--- Begin ---

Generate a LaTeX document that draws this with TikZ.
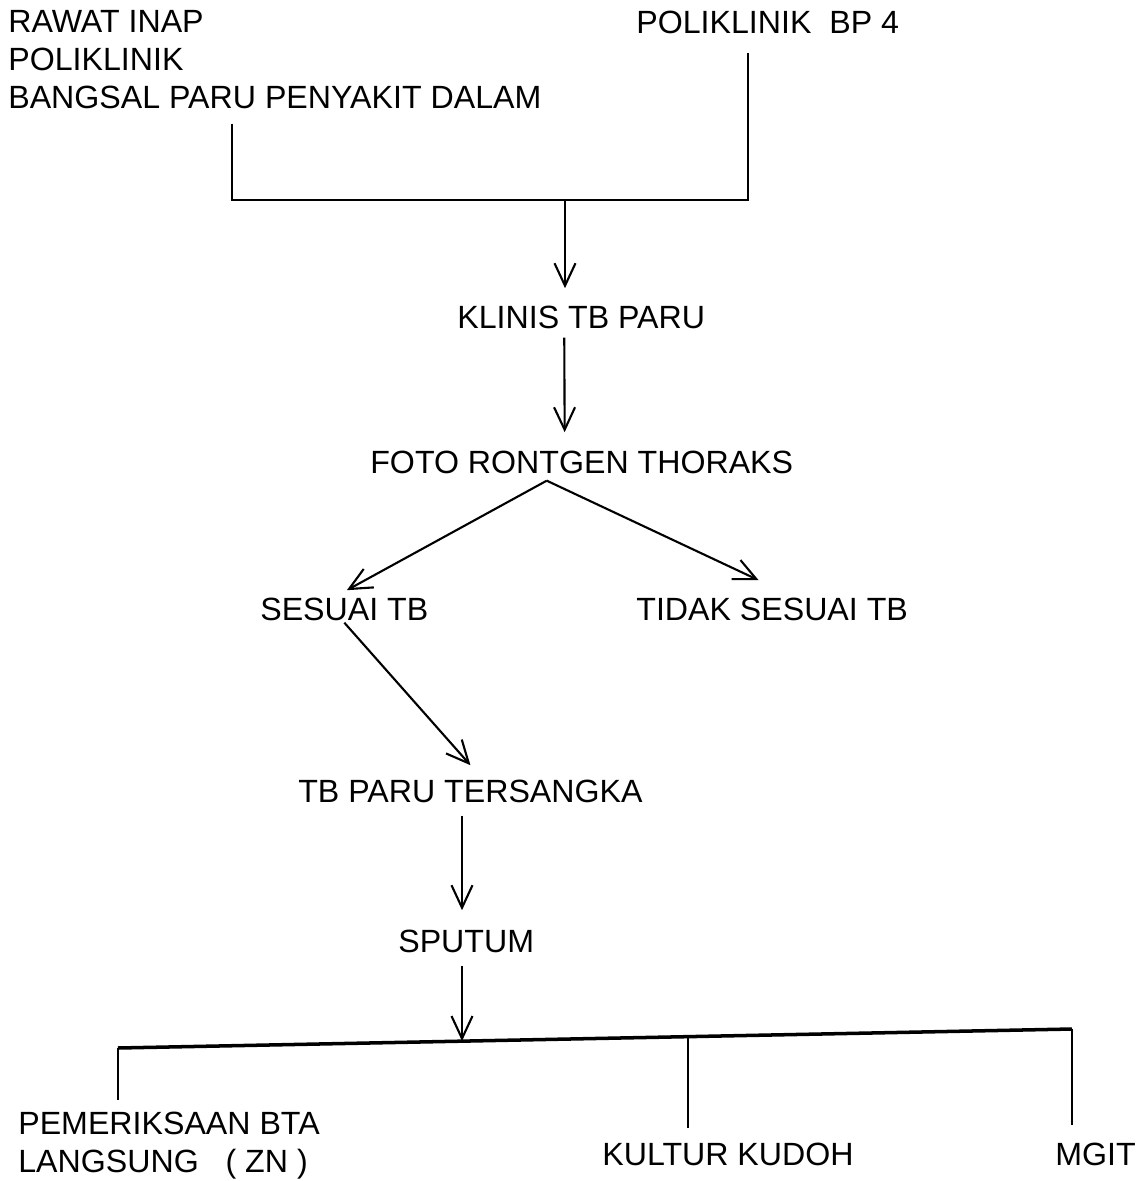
\documentclass[tikz,border=0pt]{standalone}
\usepackage{fontspec}
\setmainfont{Liberation Sans}
\usetikzlibrary{positioning,arrows.meta}

\begin{document}
\begin{tikzpicture}[x=0.02cm, y=-0.02cm]
    % Define styles
    \tikzset{txt/.style={font=\fontsize{18.3}{21.5}\selectfont, inner sep=0pt, anchor=base west}}
    \tikzset{line/.style={line width=1.2pt}}
    \tikzset{bus/.style={line width=2pt}}
    \tikzset{arr/.style={line width=1.2pt, -{Straight Barb[length=0.45cm, width=0.42cm, line width=1.2pt]}}}

    \useasboundingbox (0,0) rectangle (1136,1181);

    % Sources
    \node[txt, anchor=north west, align=left] (wards) at (8,10) {RAWAT INAP\\POLIKLINIK\\BANGSAL PARU PENYAKIT DALAM};
    \node[txt] (bp) at (636,33) {POLIKLINIK\ \ BP 4};

    % Main chain
    \node[txt] (klinis) at (457,328) {KLINIS TB PARU};
    \node[txt] (foto) at (370,473) {FOTO RONTGEN THORAKS};
    \node[txt] (sesuai) at (260,620) {SESUAI TB};
    \node[txt] (tidak) at (636,620) {TIDAK SESUAI TB};
    \node[txt] (tersangka) at (298,802) {TB PARU TERSANGKA};
    \node[txt] (sputum) at (398,952) {SPUTUM};

    % Examinations
    \node[txt, anchor=north west, align=left] (bta) at (18,1112) {PEMERIKSAAN BTA\\LANGSUNG\ \ \ ( ZN )};
    \node[txt] (kultur) at (602,1165) {KULTUR KUDOH};
    \node[txt] (mgit) at (1055,1165) {MGIT};

    % Joints
    \coordinate (lcorner) at (232,200);
    \coordinate (rcorner) at (748,200);
    \coordinate (join) at (565,200);
    \coordinate (fork) at ([xshift=-0.7cm, yshift=-0.14cm]foto.south);
    \coordinate (busl) at (118,1048);
    \coordinate (busr) at (1072,1029);
    \coordinate (split) at (462,1041);
    \coordinate (kjoin) at (688,1037);

    % Connect sources
    \draw[line] ([yshift=-0.3cm]wards.south -| lcorner) -- (lcorner) -- (rcorner) -- ([yshift=-0.38cm]bp.south -| rcorner);
    \draw[arr, shorten >=0.34cm] (join) -- (klinis.north -| join);
    \draw[arr, shorten <=0.18cm, shorten >=0.36cm] ([xshift=-0.34cm]klinis.south) -- ([xshift=-0.34cm]foto.north);

    % Branches
    \draw[arr] (fork) -- ([xshift=0.05cm, yshift=0.14cm]sesuai.north);
    \draw[arr] (fork) -- ([xshift=-0.27cm, yshift=0.34cm]tidak.north);
    \draw[arr] ([yshift=-0.04cm]sesuai.south) -- ([yshift=0.28cm]tersangka.north);
    \draw[arr, shorten <=0.26cm, shorten >=0.38cm] (tersangka.south -| split) -- (sputum.north -| split);
    \draw[arr, shorten <=0.26cm] (sputum.south -| split) -- (split);

    % Examination bus
    \draw[bus] (busl) -- (busr);
    \draw[line, line width=1.5pt, shorten >=0.24cm] (busl) -- (busl |- bta.north);
    \draw[line, line width=1.5pt, shorten >=0.28cm] (kjoin) -- (kjoin |- kultur.north);
    \draw[line, line width=1.5pt, shorten >=0.34cm] (busr) -- (busr |- mgit.north);
\end{tikzpicture}
\end{document}
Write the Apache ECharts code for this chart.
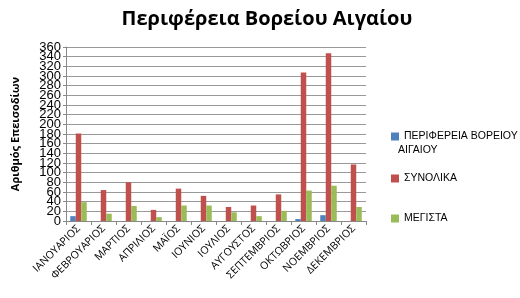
<!DOCTYPE html>
<html><head><meta charset="utf-8">
<script src="https://cdn.jsdelivr.net/npm/echarts@6/dist/echarts.min.js"></script>
<style>html,body{margin:0;padding:0;background:#fff}#c{width:520px;height:298px}</style>
</head><body><div id="c"></div>
<script>
var categories = ['ΙΑΝΟΥΑΡΙΟΣ','ΦΕΒΡΟΥΑΡΙΟΣ','ΜΑΡΤΙΟΣ','ΑΠΡΙΛΙΟΣ','ΜΑΪΟΣ','ΙΟΥΝΙΟΣ','ΙΟΥΛΙΟΣ','ΑΥΓΟΥΣΤΟΣ','ΣΕΠΤΕΜΒΡΙΟΣ','ΟΚΤΩΒΡΙΟΣ','ΝΟΕΜΒΡΙΟΣ','ΔΕΚΕΜΒΡΙΟΣ'];
var seriesNames = ['ΠΕΡΙΦΕΡΕΙΑ ΒΟΡΕΙΟΥ ΑΙΓΑΙΟΥ','ΣΥΝΟΛΙΚΑ','ΜΕΓΙΣΤΑ'];
var perifereia = [10, 0, 0, 0, 0, 0, 0, 0, 0, 4, 12, 0];
var synolika = [181, 64, 80, 23, 67, 52, 29, 32, 55, 307, 347, 117];
var megista = [39, 15, 31, 8, 32, 32, 18, 10, 21, 63, 73, 29];
var yTicks = {min: 0, max: 360, interval: 20};

var colors = ['#4F81BD','#C0504D','#9BBB59'];
var font = '"Open Sans", "DejaVu Sans", sans-serif';
var lfont = '"Liberation Sans", sans-serif';
var chart = echarts.init(document.getElementById('c'));
function legend(i, top, text){
  return {show:true, data:[seriesNames[i]], left:386, top:top, orient:'vertical',
    itemWidth:8, itemHeight:8, itemGap:4, icon:'rect',
    formatter: function(){return text;},
    textStyle:{fontFamily:lfont, fontSize:10.5, color:'#000'}};
}
function yAxisDef(show, fmt){
  return {type:'value', position:'left', min:yTicks.min, max:yTicks.max, interval:yTicks.interval,
    name: show ? 'Αριθμός Επεισοδίων' : '', nameLocation:'middle', nameGap:45, nameRotate:90,
    nameTextStyle:{fontFamily:font, fontSize:11, fontWeight:'bold', color:'#000'},
    axisLine:{show:show, lineStyle:{color:'#888'}},
    axisTick:{show:show, length:3, lineStyle:{color:'#888'}},
    axisLabel:{fontFamily:lfont, fontSize:13, color:'#000', margin:5,
      showMinLabel:true, showMaxLabel:true, hideOverlap:false, formatter:fmt},
    splitLine:{show:show, lineStyle:{color:'#999'}}};
}
chart.setOption({
  animation:false,
  title:{text:'Περιφέρεια Βορείου Αιγαίου', left:262, top:4, textAlign:'center',
    textStyle:{fontFamily:font, fontSize:20, fontWeight:'bold', color:'#000'}},
  legend:[legend(0,126,'ΠΕΡΙΦΕΡΕΙΑ ΒΟΡΕΙΟΥ'), legend(1,168,'ΣΥΝΟΛΙΚΑ'), legend(2,208,'ΜΕΓΙΣΤΑ')],
  graphic:[{type:'text', left:398, top:145, style:{text:'ΑΙΓΑΙΟΥ', fontFamily:lfont, fontSize:10.5, fill:'#000'}}],
  grid:{left:66, top:47, width:300, height:174, containLabel:false},
  xAxis:{type:'category', data:categories,
    axisLine:{lineStyle:{color:'#888'}},
    axisTick:{show:true, length:4, lineStyle:{color:'#888'}},
    axisLabel:{interval:0, rotate:45, fontFamily:font, fontSize:10.5, color:'#000', margin:6}},
  yAxis:[
    yAxisDef(true, function(v){ return (v === 20 || v === 340) ? '' : String(v); }),
    yAxisDef(false, function(v){ return (v === 20 || v === 340) ? String(v) : ''; })
  ],
  series:[
    {name:seriesNames[0], type:'bar', data:perifereia, itemStyle:{color:colors[0]}, barGap:'0%', barCategoryGap:'34%'},
    {name:seriesNames[1], type:'bar', data:synolika, itemStyle:{color:colors[1]}, barGap:'0%', barCategoryGap:'34%'},
    {name:seriesNames[2], type:'bar', data:megista, itemStyle:{color:colors[2]}, barGap:'0%', barCategoryGap:'34%'}
  ]
});
</script></body></html>
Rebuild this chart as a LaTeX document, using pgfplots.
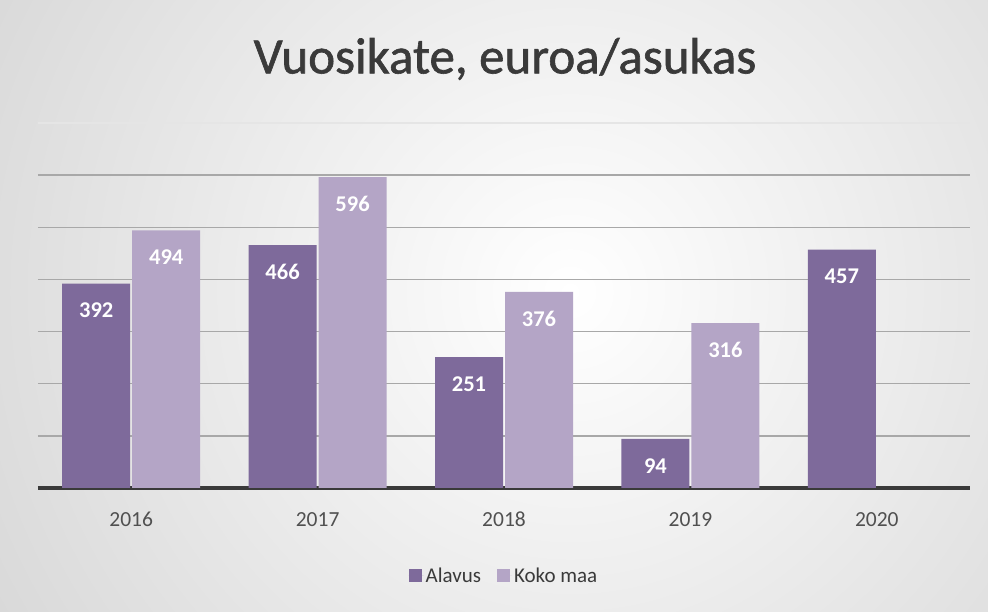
\documentclass[border=0pt]{standalone}
\usepackage{pgfplots}
\pgfplotsset{compat=1.18}
\usepackage{fontspec}
\setmainfont{Carlito}
\newfontfamily\titlefont[FakeBold=1.2]{Carlito}
\definecolor{dark}{HTML}{7E6A9B}
\definecolor{light}{HTML}{B4A5C6}
\definecolor{titlec}{HTML}{3A3A3A}
\definecolor{tickc}{HTML}{505050}
\definecolor{gridc}{HTML}{A8A8A8}
\definecolor{basec}{HTML}{3A3A3A}
\definecolor{edgec}{HTML}{BEBEBE}
\begin{document}
\begin{tikzpicture}[x=1pt,y=1pt]
\begin{scope}
\clip (0,0) rectangle (988,612);
\fill[edgec] (0,0) rectangle (988,612);
\shade[inner color=white, outer color=edgec] (570,320) circle (1120);
\end{scope}
\begin{axis}[
  at={(38pt,124pt)}, anchor=south west,
  scale only axis, width=932pt, height=365pt,
  xmin=-0.5, xmax=4.5, ymin=0, ymax=700,
  ybar=2pt, bar width=68pt,
  axis x line*=bottom, axis y line*=left,
  y axis line style={draw=none},
  x axis line style={line width=4.5pt, color=basec, -},
  xtick={0,1,2,3,4}, xticklabels={2016,2017,2018,2019,2020},
  ytick={100,200,...,600}, yticklabels={},
  extra y ticks={700}, extra y tick labels={},
  extra y tick style={grid style={gridc!30, line width=1.3pt}},
  ymajorgrids, grid style={gridc, line width=1.3pt},
  major tick length=0pt,
  /pgf/number format/assume math mode=true,
  xticklabel style={font=\fontsize{21.5}{25}\selectfont, text=tickc, anchor=base, yshift=-39pt},
  nodes near coords,
  nodes near coords style={font=\fontsize{22.5}{26}\selectfont\bfseries, text=white, anchor=center, yshift=-27pt},
  legend style={at={(0.5,-0.241)}, anchor=center, draw=none, fill=none,
    legend columns=2, font=\fontsize{21}{25}\selectfont, text=titlec,
    /tikz/every even column/.append style={column sep=14pt}},
  legend image code/.code={\fill[#1] (0pt,-6pt) rectangle (13pt,7pt); \path (0pt,0pt) -- (15pt,0pt);},
]
\addplot[fill=dark, draw=none] coordinates {(0,392) (1,466) (2,251) (3,94) (4,457)};
\addplot[fill=light, draw=none] coordinates {(0,494) (1,596) (2,376) (3,316)};
\legend{Alavus, Koko maa}
\end{axis}
\node[text=titlec, font=\fontsize{51}{60}\titlefont] at (505,553) {Vuosikate, euroa/asukas};
\end{tikzpicture}
\end{document}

--- End ---

Task brief
Identify each line containing the string "this" and copy it out.

Complete response
Generate a LaTeX document that draws this with TikZ.
Write the Apache ECharts code for this chart.
Rebuild this chart as a LaTeX document, using pgfplots.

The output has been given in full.